Harish-Chandra Research Institute
- Former name: Mehta Research Institute
- Type: Research Institute
- Established: 1975; 51 years ago
- Academic affiliations: Homi Bhabha National Institute
- Director: Ujjwal Sen
- Academic staff: 30+
- Administrative staff: 30+
- Doctoral students: 80
- Other students: 25
- Location: Prayagraj, Uttar Pradesh, 211019, India
- Campus: 66 acres (27 ha);
- Website: www.hri.res.in

= Harish-Chandra Research Institute =

Indian university and research institute

The Harish-Chandra Research Institute (HRI) is an institution dedicated to research in mathematics and theoretical physics, located in Prayagraj, Uttar Pradesh in India. Established in 1975, HRI offers masters and doctoral program in affiliation with the Homi Bhabha National Institute.

HRI has a residential campus in Jhusi town in Prayagraj on the banks of the river Ganga. The institute has over 30 faculty, 50 doctoral students and 25 postdoctoral visiting research fellows and scientists. HRI is funded by the Department of Atomic Energy (DAE) of the Government of India.

==History==
The institute was founded as the Mehta Research Institute of Mathematics and Mathematical Physics in 1975, with an endowment from the B.S. Mehta Trust, Calcutta. The institute was initially managed by Badri Nath Prasad and following his death in January 1966 by S.R. Sinha, both from the Allahabad University. The first official director of the institute was Prabhu Lal Bhatnagar in 1975 when it became truly operational. He was followed by S.R. Sinha again.

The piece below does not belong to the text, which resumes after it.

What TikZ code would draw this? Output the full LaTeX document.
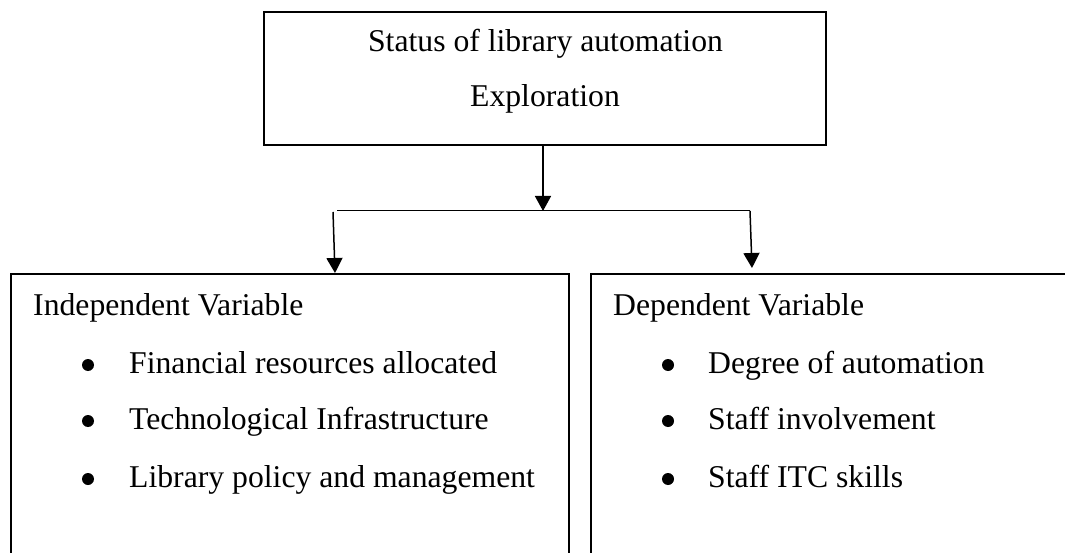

On 29 November 1975 B. Devadas Acharya joined the Mehta Research Institute (MRI) as its first postdoctoral fellow and on 1 January 1980 was appointed as the first assistant professor of mathematics at MRI. During his research work between 1975 and 1984, he gave many talks on graph theory and its applications in computing. In one of his talks to international audiences, he envisioned a computing engine based on matrices which would be much more powerful.

Sharadchandra Shankar Shrikhande joined the institute as its director in January 1983. The institute was facing financial difficulties, and Shrikhande sought DAE support for the institute. Following the recommendations of the DAE review committee, the Government of Uttar Pradesh committed to provide a campus for HRI, while the DAE committed to provide full funding for all operational expenses.

In January 1990, the institute was granted about 66 acre in Jhusi town of Prayagraj district and H.S. Mani took over as director. The institute moved to its present campus in 1996. Since then, the institute has grown in facilities, scope of research as well as number of faculty and students.

In October 2000, the institute was renamed in honour of renowned Indian mathematician Harish-Chandra.

Ravi S. Kulkarni succeeded Mani as the director in August 2001 and was followed by Amitava Raychaudhuri in July 2005. Jayanta Kumar Bhattacharjee followed in May 2011.

==Research activities==
The HRI Mathematics research group has four teams with focus on Algebra, Analysis, Geometry & Topology and Number Theory. The HRI Physics research group consists of teams focused on Astrophysics, Condensed Matter Physics, High Energy Physics, String Theory and Quantum Information & Computation. Prominent HRI faculty members in the area of String Theory include Ashoke Sen and Rajesh Gopakumar. HRI faculty member in the area of Quantum Information and Computation includes Arun K. Pati, Aditi Sen De and Ujjawal Sen.

Besides its research, the Mathematics group is known for conducting the annual Summer Programme in Mathematics (SPIM), a highly popular scheme that invites interested undergraduates from across India for an intensive month-long immersive program in advanced mathematics. The Physics group has also started Visiting Students Program (VSP) in Physics to motivate students for higher studies in physics.

===Awards===
HRI faculty members have received numerous research awards. The following faculty members of the institute have received the Shanti Swarup Bhatnagar Prize for Science and Technology:

- Ashoke Sen (1994)
- Amitava Raychaudhuri (1997)
- Biswarup Mukhopadhyaya (2003)
- Pinaki Majumdar (2007)
- Rajesh Gopakumar (2009)
- Aditi De (2018)

Ashoke Sen received the prestigious Infosys Prize in 2009 and Fundamental Physics Prize in July 2012. He was also awarded the prestigious civilian award Padma Bhushan by President of India in April 2013. Rajesh Gopakumar received the International Centre for Theoretical Physics Prize in 2006.